Public dance school in São Paulo, Brazil

The São Paulo School of Dance (Portuguese: Escola de Dança de São Paulo - EDASP), also known as the São Paulo Municipal Theater Dance School (Escola de Dança do Theatro Municipal de São Paulo - EDTMSP) or the Municipal Ballet School (Escola Municipal de Bailado), is located in the Brazilian city of São Paulo. It is linked to the training center of the São Paulo Municipal Theater Foundation.

Currently run by Cristiana de Souza, the school is based in Praça das Artes and caters to around 800 students. It is one of the most traditional dance schools in Brazil and has trained generations of artists.

== History ==
The São Paulo School of Dance was inaugurated on May 2, 1940, under the administration of Mayor Francisco Prestes Maia, as the Experimental School of Classical Dance (Escola Experimental de Dança Clássica). The aim was to establish an amateur corps de ballet focused on romantic classical ballet in order to meet the choreographic demands of the national and foreign operatic productions at the São Paulo Municipal Theater. In the first month, the group premiered the opera Aida.

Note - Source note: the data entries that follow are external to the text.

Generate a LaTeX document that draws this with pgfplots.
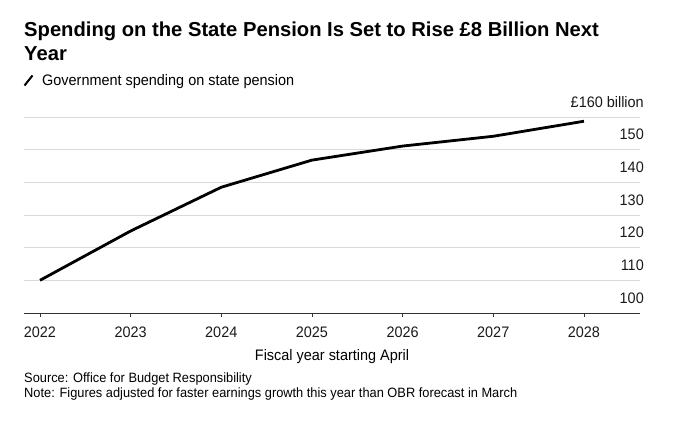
\documentclass[border=0pt]{standalone}
\usepackage{fontspec}
\setmainfont[FakeStretch=0.95]{Liberation Sans}
\newfontfamily\tfont{Liberation Sans}
\usepackage{pgfplots}
\pgfplotsset{compat=1.18}
\definecolor{gridgray}{HTML}{DADADA}
\definecolor{axgray}{HTML}{333333}
\newcommand{\bodyfont}{\fontsize{13.5}{16}\selectfont}
\newcommand{\bigfont}{\fontsize{15.2}{18}\selectfont}
\begin{document}
\begin{tikzpicture}
\path[use as bounding box] (0pt,0pt) rectangle (674pt,425pt);
\begin{axis}[
  at={(24pt,112pt)}, anchor=south west,
  scale only axis, width=616pt, height=196pt,
  xmin=2021.824, xmax=2028.618, ymin=100, ymax=160,
  axis x line*=bottom, axis y line*=right,
  y axis line style={draw=none},
  x axis line style={draw=axgray, line width=0.8pt},
  xtick={2022,...,2028},
  xticklabels={2022,2023,2024,2025,2026,2027,2028},
  ytick={100,110,...,160},
  yticklabels={100,110,120,130,140,150,{\pounds160 billion}},
  tick align=outside,
  x tick style={draw=axgray, line width=0.8pt},
  major tick length=4pt,
  y tick style={draw=none},
  ymajorgrids, grid style={draw=gridgray, line width=0.9pt},
  /pgf/number format/assume math mode=true,
  tick label style={font=\bigfont, text=black!90},
  xticklabel style={anchor=base, yshift=-20.5pt, inner sep=0pt},
  yticklabel style={anchor=south east, inner sep=0pt, yshift=9.5pt, xshift=0pt},
  xlabel={Fiscal year starting April},
  xlabel style={at={(axis description cs:0.5,0)}, anchor=base, yshift=-47.5pt, inner sep=0pt, font=\bigfont},
  clip=false,
]
\addplot[black, line width=2.8pt, line join=round, line cap=butt] coordinates {
 (2022,110.0) (2023,125.1) (2024,138.5) (2025,146.8) (2026,151.1) (2027,154.1) (2028,158.7)
};
\end{axis}
\node[anchor=base west, inner sep=0pt, font=\tfont\bfseries\fontsize{20.2}{24}\selectfont] at (24pt,388pt) {Spending on the State Pension Is Set to Rise \pounds8 Billion Next};
\node[anchor=base west, inner sep=0pt, font=\tfont\bfseries\fontsize{20.2}{24}\selectfont] at (24pt,364pt) {Year};
\draw[black, line width=2pt] (24.5pt,339.5pt) -- (32.5pt,349.5pt);
\node[anchor=base west, inner sep=0pt, font=\bigfont] at (42pt,339.5pt) {Government spending on state pension};
\node[anchor=base west, inner sep=0pt, font=\bodyfont] at (24pt,42pt) {Source: Office for Budget Responsibility};
\node[anchor=base west, inner sep=0pt, font=\bodyfont] at (24pt,27pt) {Note: Figures adjusted for faster earnings growth this year than OBR forecast in March};
\end{tikzpicture}
\end{document}
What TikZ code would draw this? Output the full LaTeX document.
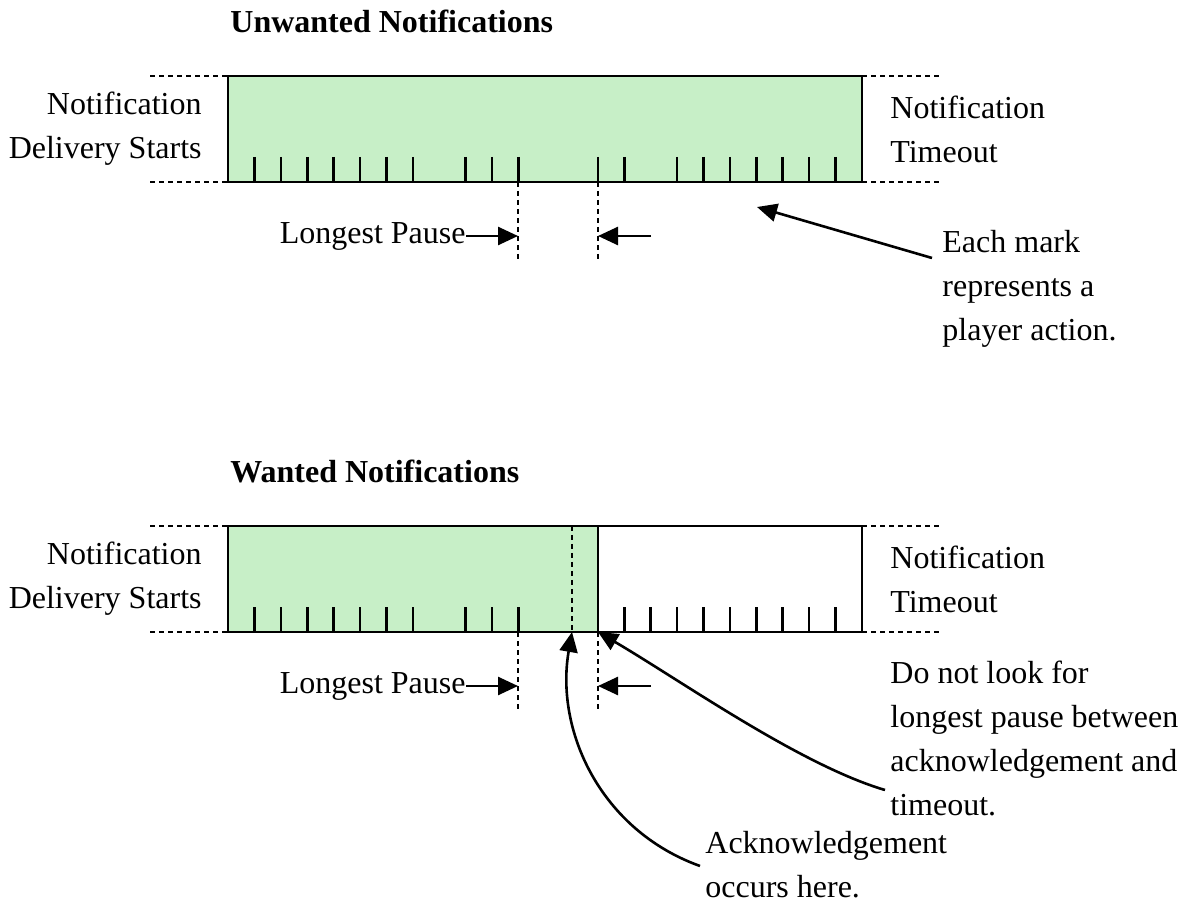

It operated in one of the rooms at the Municipal Theater. In 1943, the school was transferred to the lower level of the Viaduto do Chá due to the need for more space to accommodate the growing number of students. Initially, it offered a course in Classical Dance for Children and Young People. In 1952, Musical Initiation and Dance History were added. In 1957, Decree No. 3,431 regulated the 8-year training course.

In the 1970s, it became known as the Municipal Ballet School (Escola Municipal de Bailado) and included Modern Dance as a language of expression. At the beginning of the 1980s, a new teaching program focusing on dance awareness, both physically and intellectually, was created. Decree No. 21.988 of 1986 established the Municipal Youth Dance Corps, which provided a unique artistic development opportunity for the school's students. Decree No. 30.593 of 1991 introduced the subjects of Music, Art History, Modern Technique and Improvisation into the curriculum.

In 1987, Jânio Quadros, then mayor of the city of São Paulo, abolished the course and banned homosexuals from entering the school. After criticizing the measure, Klauss Vianna, a dancer and former director of the school, was attacked in front of his house. In 2011, it was renamed São Paulo School of Dance (Escola de Dança de São Paulo) after the creation of the São Paulo Municipal Theater Foundation. Since 2014 it has been based in the Praça das Artes building.